For the upcoming P2P course at Aarhus University (which I have been co-teaching for the past four years) I am currently playing around with the
Restlet REST API. We want the students to learn something about peer-to-peer algorithms, protocols, and techniques, and seeing as we like a hands-on approach we always ask them to code a small P2P system as an ongoing exercise throughout the course. In past years we have asked them to do this programming using regular sockets, but that is about to change... While learning about the socket abstraction may be instrumental in teaching a coming computer scientist about the underlying constructs of the network stack, it may be time to teach them this stuff only cursory and then skip ahead to a higher level of abstraction. I mean, who (besides myself) actually works with sockets anymore?

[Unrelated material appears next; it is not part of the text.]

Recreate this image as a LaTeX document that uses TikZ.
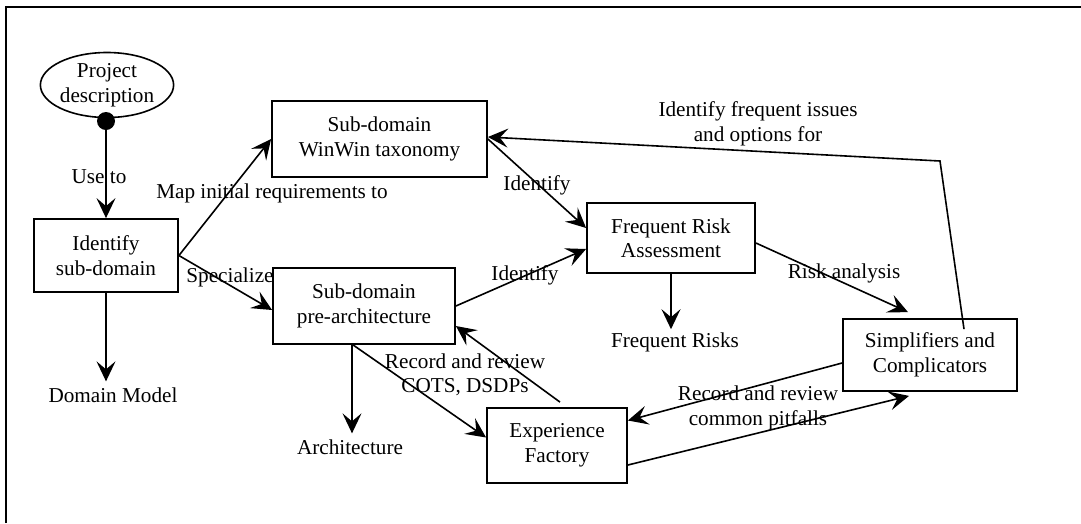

We have therefore decided to teach the students about REST and let them use the Restlet API to create their own P2P system. But before throwing a new API at my students, I like to experiment with it myself, and I therefore dived into a little bit of Restlet programming. In the process I needed to be able to test a HTTP PUT call to my Restlet, which can not (afaik) be done easily from a webbrowser. I therefore went to my old friend telnet for help. So, if you need to test a HTTP PUT call to a webserver from telnet do the following:
telnet localhost 8182
PUT /peerlist HTTP/1.1
Host: localhost
Content-Length: 13
Hello, World!
Substitute host, URL, and content to your hearts contend.